• _DATA EXTRACT_:

────

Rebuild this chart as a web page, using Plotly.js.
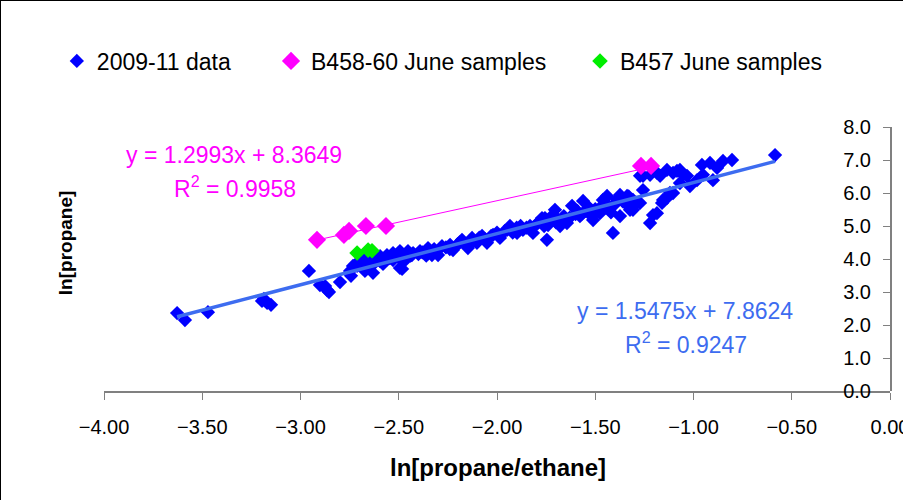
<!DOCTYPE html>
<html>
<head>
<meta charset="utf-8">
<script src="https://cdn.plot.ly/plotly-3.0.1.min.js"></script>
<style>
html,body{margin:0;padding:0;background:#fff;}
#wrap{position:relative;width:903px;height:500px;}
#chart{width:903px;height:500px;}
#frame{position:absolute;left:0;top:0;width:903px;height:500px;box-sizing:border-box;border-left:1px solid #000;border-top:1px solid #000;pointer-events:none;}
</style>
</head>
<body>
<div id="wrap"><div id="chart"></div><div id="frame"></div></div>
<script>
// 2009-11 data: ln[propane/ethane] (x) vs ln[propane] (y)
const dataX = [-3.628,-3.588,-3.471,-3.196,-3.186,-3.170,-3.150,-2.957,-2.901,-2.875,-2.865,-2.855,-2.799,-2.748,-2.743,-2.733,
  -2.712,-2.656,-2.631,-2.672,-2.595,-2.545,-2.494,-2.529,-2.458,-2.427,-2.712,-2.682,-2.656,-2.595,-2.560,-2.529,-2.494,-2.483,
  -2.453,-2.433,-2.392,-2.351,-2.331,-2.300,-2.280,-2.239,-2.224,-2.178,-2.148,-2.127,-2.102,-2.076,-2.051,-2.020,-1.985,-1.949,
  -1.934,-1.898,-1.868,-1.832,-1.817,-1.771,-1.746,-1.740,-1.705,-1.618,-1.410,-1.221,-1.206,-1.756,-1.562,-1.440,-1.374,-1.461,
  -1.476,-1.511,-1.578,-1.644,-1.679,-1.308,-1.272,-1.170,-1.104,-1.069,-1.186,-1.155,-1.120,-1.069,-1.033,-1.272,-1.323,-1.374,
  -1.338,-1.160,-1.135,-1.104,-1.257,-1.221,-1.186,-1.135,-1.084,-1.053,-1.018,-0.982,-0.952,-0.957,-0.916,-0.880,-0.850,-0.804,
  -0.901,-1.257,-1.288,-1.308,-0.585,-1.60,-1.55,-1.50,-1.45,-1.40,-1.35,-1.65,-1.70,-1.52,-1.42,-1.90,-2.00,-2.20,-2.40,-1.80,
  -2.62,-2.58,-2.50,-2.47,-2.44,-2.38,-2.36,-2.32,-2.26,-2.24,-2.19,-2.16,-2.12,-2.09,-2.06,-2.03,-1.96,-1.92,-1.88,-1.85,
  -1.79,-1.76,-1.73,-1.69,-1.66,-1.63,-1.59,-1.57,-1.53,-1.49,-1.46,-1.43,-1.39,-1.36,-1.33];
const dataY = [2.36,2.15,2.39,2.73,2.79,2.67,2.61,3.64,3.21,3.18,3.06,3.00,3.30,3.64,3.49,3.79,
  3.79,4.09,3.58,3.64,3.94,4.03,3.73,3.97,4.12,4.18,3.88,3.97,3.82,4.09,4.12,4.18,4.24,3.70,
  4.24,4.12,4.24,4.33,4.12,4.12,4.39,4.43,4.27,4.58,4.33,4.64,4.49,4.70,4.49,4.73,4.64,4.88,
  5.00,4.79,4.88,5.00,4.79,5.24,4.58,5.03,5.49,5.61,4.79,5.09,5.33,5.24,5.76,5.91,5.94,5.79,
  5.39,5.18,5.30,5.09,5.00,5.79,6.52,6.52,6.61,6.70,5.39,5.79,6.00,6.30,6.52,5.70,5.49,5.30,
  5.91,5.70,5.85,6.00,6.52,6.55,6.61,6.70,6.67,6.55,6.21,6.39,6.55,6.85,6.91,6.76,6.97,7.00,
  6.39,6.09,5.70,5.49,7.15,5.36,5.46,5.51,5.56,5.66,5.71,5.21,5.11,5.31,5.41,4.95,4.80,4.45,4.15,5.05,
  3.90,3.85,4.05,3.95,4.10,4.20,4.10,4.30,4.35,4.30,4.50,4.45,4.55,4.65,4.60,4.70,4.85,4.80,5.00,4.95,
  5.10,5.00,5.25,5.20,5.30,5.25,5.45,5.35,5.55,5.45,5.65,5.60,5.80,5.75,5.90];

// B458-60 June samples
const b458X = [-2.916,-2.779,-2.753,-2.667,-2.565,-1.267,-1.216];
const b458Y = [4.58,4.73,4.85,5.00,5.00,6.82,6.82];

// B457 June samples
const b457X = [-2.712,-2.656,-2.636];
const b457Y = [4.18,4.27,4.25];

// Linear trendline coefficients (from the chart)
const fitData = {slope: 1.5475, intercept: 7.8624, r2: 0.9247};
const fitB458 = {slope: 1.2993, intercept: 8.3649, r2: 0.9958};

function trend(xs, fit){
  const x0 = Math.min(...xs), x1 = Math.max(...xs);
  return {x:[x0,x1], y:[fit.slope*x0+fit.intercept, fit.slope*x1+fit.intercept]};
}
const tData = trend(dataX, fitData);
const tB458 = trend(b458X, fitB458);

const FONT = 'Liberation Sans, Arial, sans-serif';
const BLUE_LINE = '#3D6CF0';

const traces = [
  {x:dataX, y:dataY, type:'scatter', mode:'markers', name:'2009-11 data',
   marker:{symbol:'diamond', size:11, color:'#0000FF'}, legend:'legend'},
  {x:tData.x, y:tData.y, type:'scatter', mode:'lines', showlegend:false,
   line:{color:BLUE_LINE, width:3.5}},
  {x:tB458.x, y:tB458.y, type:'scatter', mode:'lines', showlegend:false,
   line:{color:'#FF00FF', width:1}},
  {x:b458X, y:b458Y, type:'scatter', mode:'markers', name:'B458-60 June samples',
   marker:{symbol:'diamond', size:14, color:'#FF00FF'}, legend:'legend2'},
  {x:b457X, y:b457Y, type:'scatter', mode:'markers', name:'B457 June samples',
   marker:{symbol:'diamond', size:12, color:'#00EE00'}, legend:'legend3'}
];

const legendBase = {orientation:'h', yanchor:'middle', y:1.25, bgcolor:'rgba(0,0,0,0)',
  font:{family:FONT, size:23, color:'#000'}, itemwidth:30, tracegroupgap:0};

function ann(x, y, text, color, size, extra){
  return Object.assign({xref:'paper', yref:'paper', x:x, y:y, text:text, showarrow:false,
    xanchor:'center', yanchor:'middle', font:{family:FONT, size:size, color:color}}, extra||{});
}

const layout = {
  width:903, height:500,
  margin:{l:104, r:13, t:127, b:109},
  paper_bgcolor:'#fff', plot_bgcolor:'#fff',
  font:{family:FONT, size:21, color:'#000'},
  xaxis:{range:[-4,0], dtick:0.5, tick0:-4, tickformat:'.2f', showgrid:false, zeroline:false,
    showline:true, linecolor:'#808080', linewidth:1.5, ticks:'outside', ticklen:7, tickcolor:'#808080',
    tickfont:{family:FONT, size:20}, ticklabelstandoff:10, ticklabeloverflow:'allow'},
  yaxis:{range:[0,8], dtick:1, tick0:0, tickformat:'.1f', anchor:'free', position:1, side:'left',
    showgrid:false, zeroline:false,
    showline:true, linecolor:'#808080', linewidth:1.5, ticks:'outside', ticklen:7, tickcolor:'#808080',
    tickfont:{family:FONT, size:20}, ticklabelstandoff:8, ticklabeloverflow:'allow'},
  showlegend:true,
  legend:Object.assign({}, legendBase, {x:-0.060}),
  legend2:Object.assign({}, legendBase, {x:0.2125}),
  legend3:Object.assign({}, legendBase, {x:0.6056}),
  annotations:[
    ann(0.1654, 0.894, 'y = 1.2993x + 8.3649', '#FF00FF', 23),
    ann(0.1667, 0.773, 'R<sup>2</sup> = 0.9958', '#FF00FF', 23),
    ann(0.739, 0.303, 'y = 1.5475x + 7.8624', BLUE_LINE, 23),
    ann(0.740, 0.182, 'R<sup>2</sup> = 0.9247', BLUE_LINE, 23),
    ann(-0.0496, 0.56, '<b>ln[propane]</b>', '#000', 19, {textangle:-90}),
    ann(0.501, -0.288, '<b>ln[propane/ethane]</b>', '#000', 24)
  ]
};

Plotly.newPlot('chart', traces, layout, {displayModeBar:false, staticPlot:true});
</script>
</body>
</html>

────

Write out every line of the listing that holds the word "chart".

• _RESPONSE BELOW_:
Rebuild this chart as a web page, using Plotly.js.
#chart{width:903px;height:500px;}
<div id="wrap"><div id="chart"></div><div id="frame"></div></div>
// Linear trendline coefficients (from the chart)
Plotly.newPlot('chart', traces, layout, {displayModeBar:false, staticPlot:true});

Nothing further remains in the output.